*What needs to be done*. Without the pictures, print the lines running from the beginning of the material to the line containing "import plotly.graph_objects as go", both ends included.

*Material*.

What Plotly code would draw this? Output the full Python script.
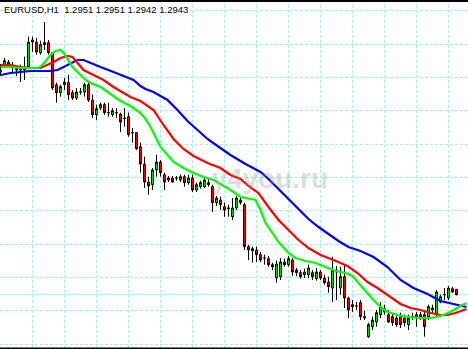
import plotly.graph_objects as go

# ---- data ----
bars = list(range(115))
opens = [1.3277,1.3286,1.3292,1.3286,1.3282,1.3283,1.3280,1.3285,1.3325,1.3322,
         1.3306,1.3321,1.3321,1.3306,1.3258,1.3246,1.3258,1.3261,1.3246,1.3238,
         1.3247,1.3247,1.3258,1.3235,1.3213,1.3223,1.3228,1.3216,1.3213,1.3216,
         1.3214,1.3207,1.3210,1.3186,1.3186,1.3165,1.3139,1.3112,1.3108,1.3130,
         1.3142,1.3123,1.3118,1.3118,1.3118,1.3115,1.3120,1.3111,1.3118,1.3100,
         1.3105,1.3105,1.3111,1.3105,1.3081,1.3085,1.3075,1.3072,1.3060,1.3073,
         1.3085,1.3078,1.3015,1.3012,1.3010,1.3003,1.2998,1.2997,1.2988,1.2968,
         1.2970,1.2992,1.2988,1.2995,1.2980,1.2976,1.2973,1.2973,1.2976,1.2967,
         1.2977,1.2968,1.2962,1.2953,1.2977,1.2953,1.2970,1.2938,1.2928,1.2926,
         1.2931,1.2910,1.2880,1.2895,1.2902,1.2913,1.2917,1.2913,1.2910,1.2908,
         1.2910,1.2908,1.2898,1.2910,1.2913,1.2910,1.2913,1.2910,1.2920,1.2913,
         1.2932,1.2943,1.2938,1.2952,1.2951]
highs = [1.3289,1.3298,1.3295,1.3292,1.3286,1.3288,1.3300,1.3330,1.3330,1.3328,
         1.3324,1.3352,1.3325,1.3307,1.3261,1.3258,1.3268,1.3273,1.3250,1.3253,
         1.3253,1.3261,1.3261,1.3243,1.3228,1.3231,1.3231,1.3231,1.3223,1.3223,
         1.3216,1.3223,1.3216,1.3193,1.3187,1.3171,1.3150,1.3120,1.3133,1.3153,
         1.3145,1.3126,1.3121,1.3121,1.3121,1.3123,1.3123,1.3123,1.3123,1.3111,
         1.3114,1.3118,1.3118,1.3108,1.3091,1.3090,1.3081,1.3078,1.3088,1.3091,
         1.3088,1.3081,1.3018,1.3015,1.3015,1.3007,1.3003,1.3001,1.2991,1.2994,
         1.2998,1.2997,1.3001,1.2998,1.2983,1.2980,1.2982,1.2988,1.2980,1.2983,
         1.2980,1.2973,1.2970,1.3000,1.2986,1.2985,1.2989,1.2940,1.2935,1.2932,
         1.2935,1.2919,1.2901,1.2910,1.2920,1.2932,1.2928,1.2920,1.2914,1.2913,
         1.2916,1.2913,1.2913,1.2916,1.2917,1.2917,1.2920,1.2928,1.2928,1.2950,
         1.2943,1.2953,1.2956,1.2955,1.2951]
lows = [1.3271,1.3283,1.3285,1.3277,1.3271,1.3262,1.3265,1.3283,1.3307,1.3303,
        1.3303,1.3310,1.3303,1.3250,1.3231,1.3240,1.3250,1.3235,1.3235,1.3235,
        1.3243,1.3240,1.3232,1.3208,1.3205,1.3220,1.3213,1.3210,1.3210,1.3208,
        1.3187,1.3195,1.3180,1.3171,1.3160,1.3126,1.3103,1.3093,1.3100,1.3120,
        1.3120,1.3100,1.3112,1.3111,1.3114,1.3112,1.3105,1.3108,1.3097,1.3097,
        1.3102,1.3103,1.3105,1.3067,1.3076,1.3070,1.3060,1.3060,1.3055,1.3070,
        1.3078,1.3010,1.2995,1.2991,1.2992,1.2992,1.2988,1.2985,1.2980,1.2961,
        1.2965,1.2985,1.2985,1.2971,1.2971,1.2967,1.2968,1.2968,1.2965,1.2964,
        1.2965,1.2958,1.2946,1.2932,1.2935,1.2943,1.2923,1.2908,1.2917,1.2920,
        1.2905,1.2905,1.2878,1.2890,1.2895,1.2908,1.2913,1.2901,1.2896,1.2895,
        1.2893,1.2895,1.2890,1.2905,1.2895,1.2905,1.2880,1.2905,1.2914,1.2910,
        1.2930,1.2935,1.2935,1.2946,1.2942]
closes = [1.3280,1.3294,1.3288,1.3283,1.3280,1.3280,1.3281,1.3322,1.3322,1.3307,
          1.3318,1.3318,1.3306,1.3253,1.3246,1.3255,1.3262,1.3243,1.3238,1.3247,
          1.3247,1.3258,1.3235,1.3213,1.3222,1.3228,1.3216,1.3216,1.3219,1.3216,
          1.3202,1.3208,1.3183,1.3186,1.3162,1.3139,1.3112,1.3106,1.3130,1.3142,
          1.3126,1.3112,1.3115,1.3112,1.3118,1.3120,1.3111,1.3118,1.3100,1.3108,
          1.3111,1.3115,1.3108,1.3081,1.3088,1.3078,1.3070,1.3073,1.3073,1.3088,
          1.3081,1.3015,1.3010,1.3009,1.3003,1.2995,1.2998,1.2988,1.2985,1.2989,
          1.2992,1.2988,1.2997,1.2977,1.2976,1.2970,1.2977,1.2983,1.2970,1.2977,
          1.2968,1.2961,1.2955,1.2980,1.2979,1.2970,1.2938,1.2920,1.2925,1.2926,
          1.2910,1.2908,1.2898,1.2905,1.2916,1.2925,1.2922,1.2902,1.2901,1.2898,
          1.2898,1.2901,1.2908,1.2910,1.2908,1.2913,1.2895,1.2925,1.2923,1.2947,
          1.2940,1.2943,1.2953,1.2947,1.2943]

green_x = [0,2.5,5,7.5,9.5,10.5,11.5,12.5,13.75,15,16,17,18,19,20,21.25,22.5,23.75,25,
           27.5,30,32.5,35,36.25,37.5,38.75,40,41.75,43.25,45.75,48.25,50.75,53.25,55,
           57.5,60,62.5,63.75,65,66.25,68,69.5,72,73.75,76.25,78.75,81.25,83.75,86.25,
           88,89.5,91.25,93,95,96.75,99.25,101.75,105,107.5,110,112.5,115,116.5]
green_y = [1.32845,1.32845,1.3283,1.3283,1.3283,1.32875,1.3295,1.33025,1.33085,1.331,
           1.3304,1.32935,1.32845,1.32785,1.32725,1.3265,1.32605,1.32575,1.32545,
           1.3244,1.32335,1.3226,1.32155,1.32065,1.31945,1.31795,1.31645,1.31525,1.3142,
           1.3133,1.31255,1.31195,1.3115,1.3109,1.3100,1.30895,1.30865,1.3085,1.3070,
           1.30505,1.30355,1.3022,1.30055,1.2998,1.29935,1.29905,1.29845,1.29785,1.29755,
           1.2971,1.29605,1.29485,1.29365,1.29245,1.2917,1.29125,1.29095,1.2908,1.2908,
           1.2911,1.2917,1.2926,1.29305]
red_x = [0,2.5,5,7.5,10,11.75,13.25,15,16.75,18,19.25,20.75,23.25,25.75,28.25,30.75,
         32.5,35,38.25,40.75,43.25,45.75,48.25,51.75,55,57.5,60,62,64.5,67,69.5,72,74.5,
         77,80,83.25,86.75,89.25,91.75,94.25,96.75,100,102.5,105,107.5,110,111.75,113.75,
         116.5]
red_y = [1.32875,1.32875,1.32845,1.3283,1.3283,1.32875,1.3292,1.3298,1.3301,1.32995,
         1.32905,1.3280,1.32725,1.3265,1.32545,1.32455,1.32395,1.32335,1.3220,1.31975,
         1.31765,1.31615,1.3151,1.31405,1.3133,1.31225,1.31165,1.3106,1.30955,1.30745,
         1.3055,1.3040,1.3025,1.3013,1.30025,1.2995,1.2986,1.29755,1.2962,1.2953,1.29425,
         1.2929,1.2923,1.2920,1.29155,1.29125,1.29125,1.29155,1.29215]
blue_x = [0,2.5,5,7.5,10,12.5,14.25,15.75,17.5,19.25,20.75,22.5,25,28.25,31.25,33.25,35,
          36.25,38.25,40,41.75,44.25,46.75,49.25,51.75,54.25,57.5,61.25,65,66.75,69.5,72,
          74.5,77,79.5,82,84.5,87,90,93.25,96.75,100,103.25,106.75,110,113.25,116.5]
blue_y = [1.32725,1.32755,1.3277,1.32785,1.32785,1.32785,1.3280,1.32845,1.32905,1.3295,
          1.3295,1.32905,1.32845,1.3277,1.32695,1.3265,1.3256,1.32515,1.3247,1.3241,
          1.3235,1.3220,1.32035,1.3190,1.31765,1.3166,1.31525,1.3139,1.3127,1.3118,
          1.31015,1.30865,1.30715,1.30565,1.30445,1.3034,1.30235,1.30145,1.30085,1.29995,
          1.29845,1.2965,1.2953,1.2944,1.29335,1.2929,1.29245]

bid_price = 1.2943
header = "EURUSD,H1\u00a0\u00a01.2951 1.2951 1.2942 1.2943"
watermark_faint = "strateg"
watermark_main = "y4you.ru"
x_grid = [8, 16, 24, 32, 40, 48, 56, 64, 72, 80, 88, 96, 104, 112]
y_grid = [1.3369, 1.3319, 1.3269, 1.3219, 1.3169, 1.3119, 1.3069, 1.3019,
          1.2969, 1.2919, 1.2869]

GRID = "#a8ecec"

fig = go.Figure()
fig.add_trace(go.Candlestick(
    x=bars, open=opens, high=highs, low=lows, close=closes,
    increasing=dict(line=dict(color="black", width=1), fillcolor="#00e600"),
    decreasing=dict(line=dict(color="black", width=1), fillcolor="#ff0000"),
    whiskerwidth=0, hoverinfo="skip", showlegend=False))
for xs, ys, col in [(blue_x, blue_y, "#0000ff"), (red_x, red_y, "#ff0000"),
                    (green_x, green_y, "#00ff00")]:
    fig.add_trace(go.Scatter(x=xs, y=ys, mode="lines",
                             line=dict(color=col, width=2.2),
                             hoverinfo="skip", showlegend=False))

fig.add_shape(type="line", xref="paper", x0=0, x1=1, yref="y",
              y0=bid_price, y1=bid_price, line=dict(color=GRID, width=1),
              layer="below")
fig.add_shape(type="rect", xref="paper", yref="paper", x0=0, x1=1,
              y0=1 - 2 / 349, y1=1, fillcolor="black", line=dict(width=0))
fig.add_shape(type="rect", xref="paper", yref="paper", x0=0, x1=1,
              y0=0, y1=1.5 / 349, fillcolor="black", line=dict(width=0))

fig.add_annotation(text=header, xref="paper", yref="paper", x=3 / 468,
                   y=1 - 3 / 349, xanchor="left", yanchor="top", showarrow=False,
                   font=dict(family="Liberation Sans", size=9.5, color="black"),
                   bgcolor="white", borderpad=0)
fig.add_annotation(
    text="<b><span style='color:rgba(150,150,150,0.13)'>" + watermark_faint +
         "</span>" + watermark_main + "</b>",
    xref="paper", yref="paper", x=330 / 468, y=1 - 178 / 349,
    xanchor="right", yanchor="middle", showarrow=False,
    font=dict(family="Liberation Sans", size=28, color="rgba(150,150,150,0.33)"))

fig.update_layout(
    width=468, height=349, margin=dict(l=0, r=0, t=0, b=0),
    paper_bgcolor="white", plot_bgcolor="white", showlegend=False,
    xaxis=dict(range=[-0.125, 116.875], rangeslider=dict(visible=False),
               tickvals=x_grid, showticklabels=False, showgrid=True,
               gridcolor=GRID, griddash="3px,2px", gridwidth=1, zeroline=False,
               showline=False, ticks=""),
    yaxis=dict(range=[1.28615, 1.3385], tickvals=y_grid, showticklabels=False,
               showgrid=True, gridcolor=GRID, griddash="3px,2px", gridwidth=1,
               zeroline=False, showline=False, ticks=""),
)
fig.write_html("out.html")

*Output below*.
What Plotly code would draw this? Output the full Python script.
import plotly.graph_objects as go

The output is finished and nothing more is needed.